**Material**.
+ + + +
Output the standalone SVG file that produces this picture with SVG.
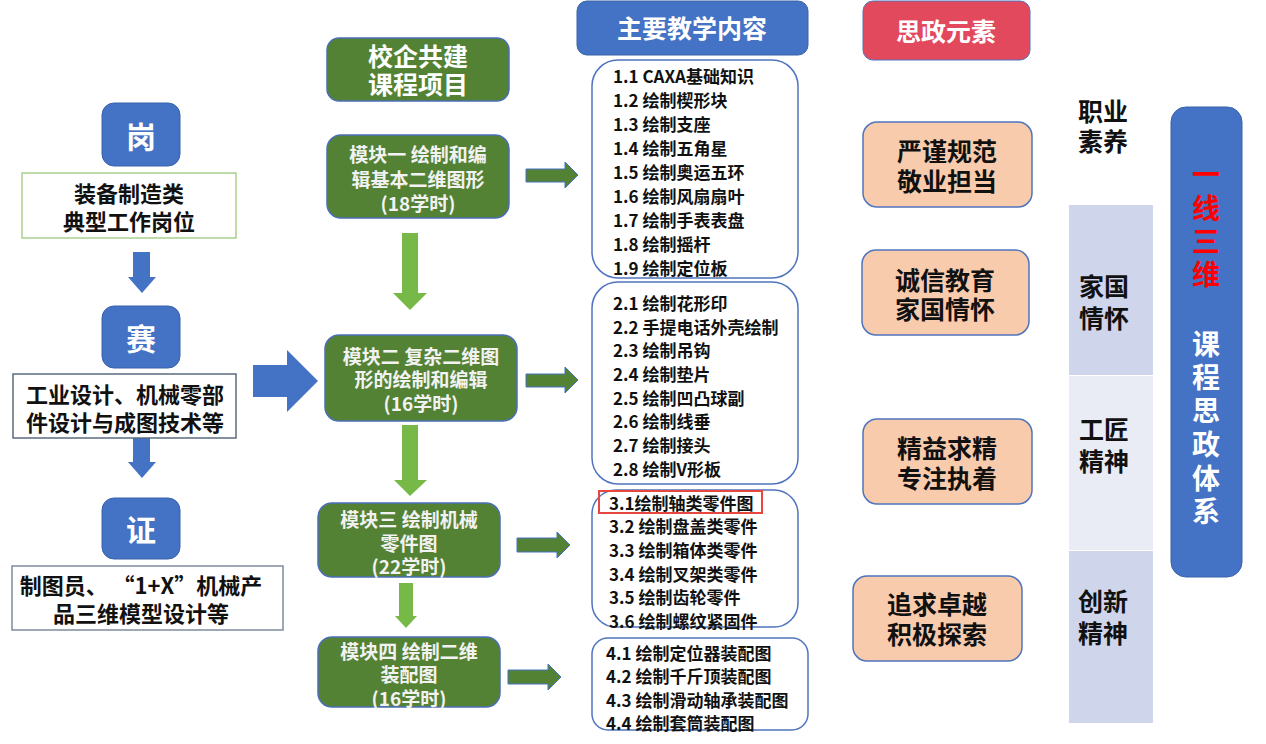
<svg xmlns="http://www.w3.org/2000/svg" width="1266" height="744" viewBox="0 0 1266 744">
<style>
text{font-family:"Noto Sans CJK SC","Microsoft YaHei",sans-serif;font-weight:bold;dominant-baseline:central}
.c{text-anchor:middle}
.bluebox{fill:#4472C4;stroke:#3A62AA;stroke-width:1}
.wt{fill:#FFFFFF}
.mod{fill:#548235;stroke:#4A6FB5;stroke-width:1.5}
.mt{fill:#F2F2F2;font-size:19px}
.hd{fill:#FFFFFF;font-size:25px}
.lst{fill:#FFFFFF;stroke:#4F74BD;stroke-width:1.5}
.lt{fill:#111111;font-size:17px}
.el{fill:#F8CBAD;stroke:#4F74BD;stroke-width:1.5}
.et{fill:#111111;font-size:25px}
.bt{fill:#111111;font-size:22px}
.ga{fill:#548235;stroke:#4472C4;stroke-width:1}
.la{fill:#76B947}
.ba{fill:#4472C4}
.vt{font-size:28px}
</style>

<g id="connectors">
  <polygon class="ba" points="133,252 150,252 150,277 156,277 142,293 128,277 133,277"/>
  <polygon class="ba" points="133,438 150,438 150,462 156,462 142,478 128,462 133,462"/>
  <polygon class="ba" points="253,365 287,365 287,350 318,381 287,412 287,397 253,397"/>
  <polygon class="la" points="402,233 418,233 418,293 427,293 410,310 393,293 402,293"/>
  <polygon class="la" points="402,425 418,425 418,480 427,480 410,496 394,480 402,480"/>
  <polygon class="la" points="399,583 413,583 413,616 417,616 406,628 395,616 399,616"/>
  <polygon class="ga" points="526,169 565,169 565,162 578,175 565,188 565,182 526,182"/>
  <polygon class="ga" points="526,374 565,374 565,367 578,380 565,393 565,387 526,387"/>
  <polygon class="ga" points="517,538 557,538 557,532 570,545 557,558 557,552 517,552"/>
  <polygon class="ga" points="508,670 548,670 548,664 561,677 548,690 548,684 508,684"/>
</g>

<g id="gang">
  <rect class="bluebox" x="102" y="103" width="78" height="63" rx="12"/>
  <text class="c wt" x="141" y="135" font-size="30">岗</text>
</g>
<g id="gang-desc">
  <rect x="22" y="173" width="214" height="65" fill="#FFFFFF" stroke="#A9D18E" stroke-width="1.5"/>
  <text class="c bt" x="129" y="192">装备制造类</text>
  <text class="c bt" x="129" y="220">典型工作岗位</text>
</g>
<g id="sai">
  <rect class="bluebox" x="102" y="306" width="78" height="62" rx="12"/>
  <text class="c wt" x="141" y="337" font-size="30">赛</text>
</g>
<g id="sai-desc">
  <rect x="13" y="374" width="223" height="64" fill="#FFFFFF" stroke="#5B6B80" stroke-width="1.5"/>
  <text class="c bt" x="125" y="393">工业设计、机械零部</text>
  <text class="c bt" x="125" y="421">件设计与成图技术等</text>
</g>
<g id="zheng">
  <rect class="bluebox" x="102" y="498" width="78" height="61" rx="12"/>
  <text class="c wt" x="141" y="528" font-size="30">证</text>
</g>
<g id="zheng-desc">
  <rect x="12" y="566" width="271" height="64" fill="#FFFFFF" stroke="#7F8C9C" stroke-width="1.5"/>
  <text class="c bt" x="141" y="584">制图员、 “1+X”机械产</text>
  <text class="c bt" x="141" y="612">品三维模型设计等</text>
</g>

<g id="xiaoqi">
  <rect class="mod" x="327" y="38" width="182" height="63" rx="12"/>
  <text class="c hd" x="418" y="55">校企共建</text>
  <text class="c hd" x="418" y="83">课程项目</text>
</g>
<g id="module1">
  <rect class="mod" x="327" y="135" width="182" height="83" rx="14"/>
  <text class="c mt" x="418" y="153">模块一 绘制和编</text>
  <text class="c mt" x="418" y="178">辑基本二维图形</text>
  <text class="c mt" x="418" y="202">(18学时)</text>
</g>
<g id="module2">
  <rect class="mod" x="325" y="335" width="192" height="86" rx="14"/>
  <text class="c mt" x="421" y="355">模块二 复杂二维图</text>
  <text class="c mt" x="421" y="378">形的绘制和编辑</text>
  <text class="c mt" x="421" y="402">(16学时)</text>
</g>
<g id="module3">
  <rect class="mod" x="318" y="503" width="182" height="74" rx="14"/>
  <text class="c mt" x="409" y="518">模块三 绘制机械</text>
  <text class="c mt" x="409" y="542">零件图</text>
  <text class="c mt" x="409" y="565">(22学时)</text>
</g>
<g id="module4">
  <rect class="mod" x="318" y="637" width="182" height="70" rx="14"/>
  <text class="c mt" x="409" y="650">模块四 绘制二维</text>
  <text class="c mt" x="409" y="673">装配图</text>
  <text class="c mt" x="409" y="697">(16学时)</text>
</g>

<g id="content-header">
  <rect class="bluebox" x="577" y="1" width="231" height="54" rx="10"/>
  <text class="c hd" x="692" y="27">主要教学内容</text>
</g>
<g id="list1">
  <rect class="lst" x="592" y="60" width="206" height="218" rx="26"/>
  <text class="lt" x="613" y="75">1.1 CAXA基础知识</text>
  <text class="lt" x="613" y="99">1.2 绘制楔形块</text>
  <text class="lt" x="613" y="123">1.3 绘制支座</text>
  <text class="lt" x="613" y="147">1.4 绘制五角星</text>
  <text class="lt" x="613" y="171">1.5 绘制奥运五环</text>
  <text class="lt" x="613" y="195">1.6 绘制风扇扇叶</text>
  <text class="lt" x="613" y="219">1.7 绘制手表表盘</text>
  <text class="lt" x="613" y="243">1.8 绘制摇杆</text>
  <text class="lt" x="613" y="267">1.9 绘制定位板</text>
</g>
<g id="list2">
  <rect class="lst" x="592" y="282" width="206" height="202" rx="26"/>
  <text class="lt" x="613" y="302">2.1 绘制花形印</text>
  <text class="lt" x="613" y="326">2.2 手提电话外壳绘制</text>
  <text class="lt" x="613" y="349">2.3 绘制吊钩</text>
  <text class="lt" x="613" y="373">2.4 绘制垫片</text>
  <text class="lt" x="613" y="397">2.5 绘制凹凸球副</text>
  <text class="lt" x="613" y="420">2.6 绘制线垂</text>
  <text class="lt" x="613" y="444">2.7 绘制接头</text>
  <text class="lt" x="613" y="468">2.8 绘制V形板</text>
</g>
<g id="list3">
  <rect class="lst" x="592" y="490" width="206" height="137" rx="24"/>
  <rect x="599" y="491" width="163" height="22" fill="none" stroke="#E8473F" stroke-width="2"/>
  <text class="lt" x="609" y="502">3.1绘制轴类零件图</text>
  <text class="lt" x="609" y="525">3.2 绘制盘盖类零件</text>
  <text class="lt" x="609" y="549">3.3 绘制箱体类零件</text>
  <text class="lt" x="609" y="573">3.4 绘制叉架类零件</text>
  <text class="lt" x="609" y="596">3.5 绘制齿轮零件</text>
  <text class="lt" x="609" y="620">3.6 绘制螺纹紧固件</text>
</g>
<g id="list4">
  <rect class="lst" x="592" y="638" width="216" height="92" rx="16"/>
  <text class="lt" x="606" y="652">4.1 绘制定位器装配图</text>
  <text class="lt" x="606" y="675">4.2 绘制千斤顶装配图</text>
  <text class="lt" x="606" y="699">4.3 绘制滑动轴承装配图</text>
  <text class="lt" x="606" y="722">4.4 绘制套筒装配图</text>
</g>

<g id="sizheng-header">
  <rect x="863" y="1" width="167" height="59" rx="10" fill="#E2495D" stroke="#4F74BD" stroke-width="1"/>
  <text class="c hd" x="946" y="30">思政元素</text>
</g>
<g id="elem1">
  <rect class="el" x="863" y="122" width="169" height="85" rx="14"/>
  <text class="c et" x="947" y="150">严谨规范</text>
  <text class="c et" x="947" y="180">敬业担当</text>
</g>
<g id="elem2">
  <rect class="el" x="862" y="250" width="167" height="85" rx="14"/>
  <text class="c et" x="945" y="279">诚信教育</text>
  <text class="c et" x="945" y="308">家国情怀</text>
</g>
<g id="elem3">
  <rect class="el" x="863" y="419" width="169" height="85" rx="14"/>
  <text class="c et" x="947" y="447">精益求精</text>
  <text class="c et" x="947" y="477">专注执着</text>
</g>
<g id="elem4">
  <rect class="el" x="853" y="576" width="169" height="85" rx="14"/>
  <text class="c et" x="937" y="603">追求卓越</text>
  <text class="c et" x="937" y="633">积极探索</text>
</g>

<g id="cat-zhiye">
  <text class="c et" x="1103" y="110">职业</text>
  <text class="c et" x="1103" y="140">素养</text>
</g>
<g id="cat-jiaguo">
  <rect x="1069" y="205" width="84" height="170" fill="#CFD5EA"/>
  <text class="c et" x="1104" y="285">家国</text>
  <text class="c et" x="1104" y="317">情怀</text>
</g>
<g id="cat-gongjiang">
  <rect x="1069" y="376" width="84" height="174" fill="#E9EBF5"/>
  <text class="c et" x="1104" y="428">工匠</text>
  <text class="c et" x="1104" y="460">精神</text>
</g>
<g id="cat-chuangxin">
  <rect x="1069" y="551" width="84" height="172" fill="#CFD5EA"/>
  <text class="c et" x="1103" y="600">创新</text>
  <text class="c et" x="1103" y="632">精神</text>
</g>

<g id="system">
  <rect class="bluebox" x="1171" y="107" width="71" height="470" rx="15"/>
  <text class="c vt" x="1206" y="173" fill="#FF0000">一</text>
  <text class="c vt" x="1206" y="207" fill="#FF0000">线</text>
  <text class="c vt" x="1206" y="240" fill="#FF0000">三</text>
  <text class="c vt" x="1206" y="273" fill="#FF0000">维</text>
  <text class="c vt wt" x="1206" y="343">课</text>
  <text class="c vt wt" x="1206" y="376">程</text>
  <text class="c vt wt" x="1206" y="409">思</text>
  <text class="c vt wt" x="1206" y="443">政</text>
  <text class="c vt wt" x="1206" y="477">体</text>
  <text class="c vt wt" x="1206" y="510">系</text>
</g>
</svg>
+ + + +
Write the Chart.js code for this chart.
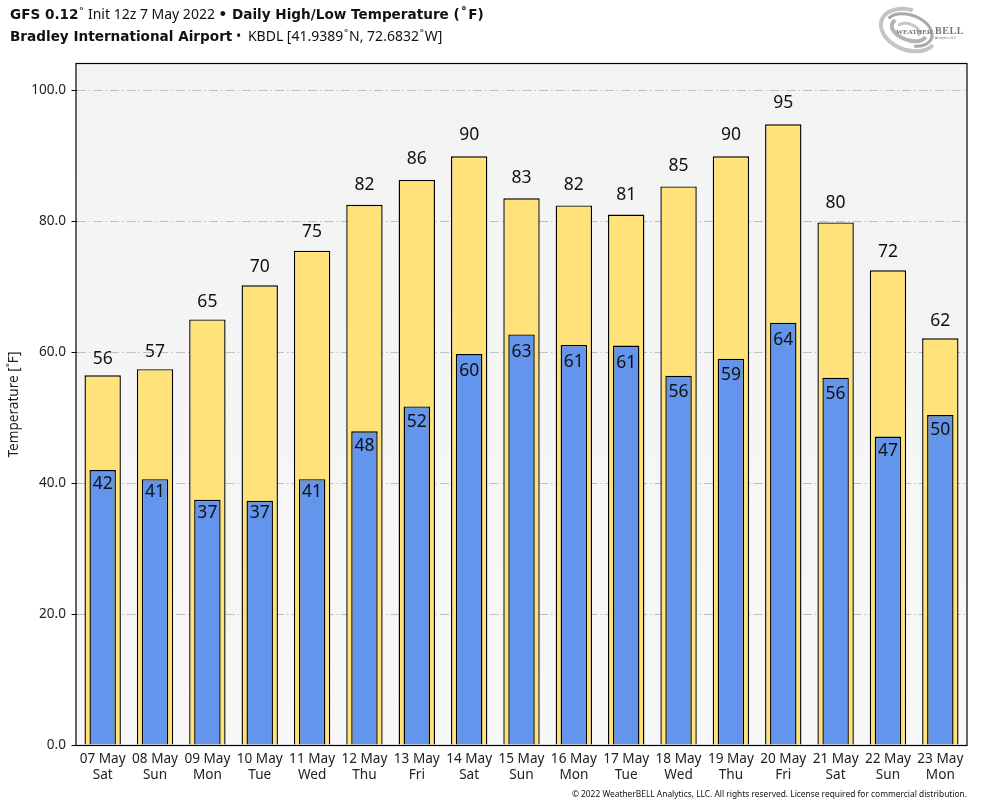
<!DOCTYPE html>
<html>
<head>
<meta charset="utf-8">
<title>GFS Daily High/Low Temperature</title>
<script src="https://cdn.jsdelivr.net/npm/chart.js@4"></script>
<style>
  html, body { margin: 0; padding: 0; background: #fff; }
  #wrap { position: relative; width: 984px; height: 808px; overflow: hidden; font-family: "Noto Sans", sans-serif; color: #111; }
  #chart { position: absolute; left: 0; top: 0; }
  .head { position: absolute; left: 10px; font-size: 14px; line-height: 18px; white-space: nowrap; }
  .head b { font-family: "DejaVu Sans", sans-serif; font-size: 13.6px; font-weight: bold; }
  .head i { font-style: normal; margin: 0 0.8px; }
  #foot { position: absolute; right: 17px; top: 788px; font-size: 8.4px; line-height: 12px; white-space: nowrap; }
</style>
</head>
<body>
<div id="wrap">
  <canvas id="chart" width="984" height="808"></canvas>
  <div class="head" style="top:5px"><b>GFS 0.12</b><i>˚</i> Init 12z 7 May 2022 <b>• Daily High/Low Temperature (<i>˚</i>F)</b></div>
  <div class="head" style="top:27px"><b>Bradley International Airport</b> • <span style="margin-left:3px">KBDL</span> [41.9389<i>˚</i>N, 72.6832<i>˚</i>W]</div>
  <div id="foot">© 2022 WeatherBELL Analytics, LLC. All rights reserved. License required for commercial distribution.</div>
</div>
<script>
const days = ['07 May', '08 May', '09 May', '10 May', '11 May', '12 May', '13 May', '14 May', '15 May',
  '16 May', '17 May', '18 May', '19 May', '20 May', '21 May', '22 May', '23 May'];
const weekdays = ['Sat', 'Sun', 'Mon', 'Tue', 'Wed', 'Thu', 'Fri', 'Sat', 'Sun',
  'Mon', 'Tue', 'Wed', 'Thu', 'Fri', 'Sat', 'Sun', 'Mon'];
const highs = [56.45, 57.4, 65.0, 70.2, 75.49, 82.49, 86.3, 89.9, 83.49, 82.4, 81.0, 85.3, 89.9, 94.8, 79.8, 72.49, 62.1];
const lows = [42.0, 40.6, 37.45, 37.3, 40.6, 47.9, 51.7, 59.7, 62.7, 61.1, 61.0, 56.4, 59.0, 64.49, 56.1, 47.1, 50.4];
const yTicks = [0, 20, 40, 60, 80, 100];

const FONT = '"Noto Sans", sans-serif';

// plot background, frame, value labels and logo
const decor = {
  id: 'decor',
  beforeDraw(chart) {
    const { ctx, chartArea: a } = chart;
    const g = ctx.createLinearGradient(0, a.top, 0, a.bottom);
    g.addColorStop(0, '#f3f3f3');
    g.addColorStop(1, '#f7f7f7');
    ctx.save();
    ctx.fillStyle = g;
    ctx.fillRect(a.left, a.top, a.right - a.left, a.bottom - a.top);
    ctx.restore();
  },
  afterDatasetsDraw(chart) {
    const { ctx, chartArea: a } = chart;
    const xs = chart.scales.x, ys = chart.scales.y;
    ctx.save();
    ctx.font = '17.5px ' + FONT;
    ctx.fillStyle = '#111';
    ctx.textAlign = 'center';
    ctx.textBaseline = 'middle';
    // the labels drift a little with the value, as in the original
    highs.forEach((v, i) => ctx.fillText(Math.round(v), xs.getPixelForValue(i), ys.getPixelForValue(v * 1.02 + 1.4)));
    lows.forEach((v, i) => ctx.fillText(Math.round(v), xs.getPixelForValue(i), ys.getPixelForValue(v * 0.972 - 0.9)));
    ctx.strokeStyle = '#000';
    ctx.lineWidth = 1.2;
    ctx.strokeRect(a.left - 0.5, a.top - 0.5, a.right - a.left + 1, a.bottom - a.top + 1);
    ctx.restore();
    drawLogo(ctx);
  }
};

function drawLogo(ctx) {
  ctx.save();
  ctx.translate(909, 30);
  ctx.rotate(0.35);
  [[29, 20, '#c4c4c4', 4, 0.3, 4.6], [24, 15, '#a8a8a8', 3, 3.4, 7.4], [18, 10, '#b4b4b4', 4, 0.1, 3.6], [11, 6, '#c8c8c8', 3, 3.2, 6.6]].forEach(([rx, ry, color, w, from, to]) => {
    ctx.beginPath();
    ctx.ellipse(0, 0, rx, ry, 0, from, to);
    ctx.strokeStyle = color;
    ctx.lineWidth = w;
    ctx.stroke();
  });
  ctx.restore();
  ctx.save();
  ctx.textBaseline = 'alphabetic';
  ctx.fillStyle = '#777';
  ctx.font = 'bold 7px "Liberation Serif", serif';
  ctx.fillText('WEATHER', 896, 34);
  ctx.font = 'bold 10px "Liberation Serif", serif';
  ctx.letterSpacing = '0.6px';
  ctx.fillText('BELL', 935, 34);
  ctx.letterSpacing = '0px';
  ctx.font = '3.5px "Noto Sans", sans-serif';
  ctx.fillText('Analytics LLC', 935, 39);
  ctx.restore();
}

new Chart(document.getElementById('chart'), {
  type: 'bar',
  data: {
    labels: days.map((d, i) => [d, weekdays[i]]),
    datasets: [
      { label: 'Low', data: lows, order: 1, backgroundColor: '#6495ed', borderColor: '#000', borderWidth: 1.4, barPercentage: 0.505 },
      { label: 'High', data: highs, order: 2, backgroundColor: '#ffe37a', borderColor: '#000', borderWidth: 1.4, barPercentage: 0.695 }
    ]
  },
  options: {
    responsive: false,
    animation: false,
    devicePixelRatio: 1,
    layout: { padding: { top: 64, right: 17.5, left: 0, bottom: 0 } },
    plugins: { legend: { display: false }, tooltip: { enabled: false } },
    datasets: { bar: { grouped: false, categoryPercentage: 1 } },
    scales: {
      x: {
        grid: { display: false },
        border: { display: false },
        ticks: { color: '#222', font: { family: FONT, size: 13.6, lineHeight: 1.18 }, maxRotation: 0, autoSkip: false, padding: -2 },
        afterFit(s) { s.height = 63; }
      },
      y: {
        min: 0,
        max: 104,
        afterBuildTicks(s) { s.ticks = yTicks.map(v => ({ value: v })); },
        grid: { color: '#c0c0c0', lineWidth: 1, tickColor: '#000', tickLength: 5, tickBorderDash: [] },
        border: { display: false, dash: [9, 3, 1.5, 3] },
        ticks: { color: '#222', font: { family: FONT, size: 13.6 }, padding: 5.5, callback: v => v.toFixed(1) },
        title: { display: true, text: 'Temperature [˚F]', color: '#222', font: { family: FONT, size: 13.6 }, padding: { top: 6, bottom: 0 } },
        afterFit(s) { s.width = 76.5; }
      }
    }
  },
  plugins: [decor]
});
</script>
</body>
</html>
+ + + +
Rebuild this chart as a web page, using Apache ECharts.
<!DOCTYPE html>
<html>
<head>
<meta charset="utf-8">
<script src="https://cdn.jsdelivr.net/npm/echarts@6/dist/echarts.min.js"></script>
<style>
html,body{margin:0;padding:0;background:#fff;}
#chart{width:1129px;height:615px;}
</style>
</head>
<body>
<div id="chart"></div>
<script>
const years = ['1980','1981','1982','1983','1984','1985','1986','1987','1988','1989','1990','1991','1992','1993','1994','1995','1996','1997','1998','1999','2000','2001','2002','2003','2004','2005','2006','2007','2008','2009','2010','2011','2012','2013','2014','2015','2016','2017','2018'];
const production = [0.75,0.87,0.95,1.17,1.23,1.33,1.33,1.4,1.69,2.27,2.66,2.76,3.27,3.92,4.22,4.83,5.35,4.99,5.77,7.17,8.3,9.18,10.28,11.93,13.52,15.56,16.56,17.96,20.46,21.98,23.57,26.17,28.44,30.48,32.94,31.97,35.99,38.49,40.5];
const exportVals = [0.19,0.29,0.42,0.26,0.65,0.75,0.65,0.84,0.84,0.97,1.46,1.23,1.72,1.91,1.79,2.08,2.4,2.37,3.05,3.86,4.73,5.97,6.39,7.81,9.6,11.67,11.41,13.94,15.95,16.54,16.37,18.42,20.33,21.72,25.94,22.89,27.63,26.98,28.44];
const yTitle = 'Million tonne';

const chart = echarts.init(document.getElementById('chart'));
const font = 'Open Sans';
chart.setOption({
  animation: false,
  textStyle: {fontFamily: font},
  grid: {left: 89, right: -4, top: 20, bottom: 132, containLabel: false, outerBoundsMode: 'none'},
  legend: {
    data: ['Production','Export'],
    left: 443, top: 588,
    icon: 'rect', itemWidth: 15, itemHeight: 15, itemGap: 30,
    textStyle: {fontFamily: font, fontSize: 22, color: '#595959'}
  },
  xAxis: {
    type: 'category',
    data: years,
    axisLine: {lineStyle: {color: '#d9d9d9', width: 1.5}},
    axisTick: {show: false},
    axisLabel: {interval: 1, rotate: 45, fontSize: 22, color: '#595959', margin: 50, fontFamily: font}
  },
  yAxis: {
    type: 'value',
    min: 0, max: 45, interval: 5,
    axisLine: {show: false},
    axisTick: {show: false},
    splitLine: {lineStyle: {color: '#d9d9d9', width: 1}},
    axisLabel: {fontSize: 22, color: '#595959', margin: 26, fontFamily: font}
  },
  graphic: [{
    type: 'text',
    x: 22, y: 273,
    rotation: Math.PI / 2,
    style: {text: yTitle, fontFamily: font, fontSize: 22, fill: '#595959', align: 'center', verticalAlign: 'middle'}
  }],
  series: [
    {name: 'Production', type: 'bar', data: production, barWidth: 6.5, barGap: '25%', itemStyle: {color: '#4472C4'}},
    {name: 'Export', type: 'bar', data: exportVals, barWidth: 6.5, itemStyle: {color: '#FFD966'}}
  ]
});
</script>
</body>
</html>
+ + + +
Wherever a line in the data above holds "this", copy that line.

Output the standalone SVG file that produces this picture with SVG.
Write the Chart.js code for this chart.
Rebuild this chart as a web page, using Apache ECharts.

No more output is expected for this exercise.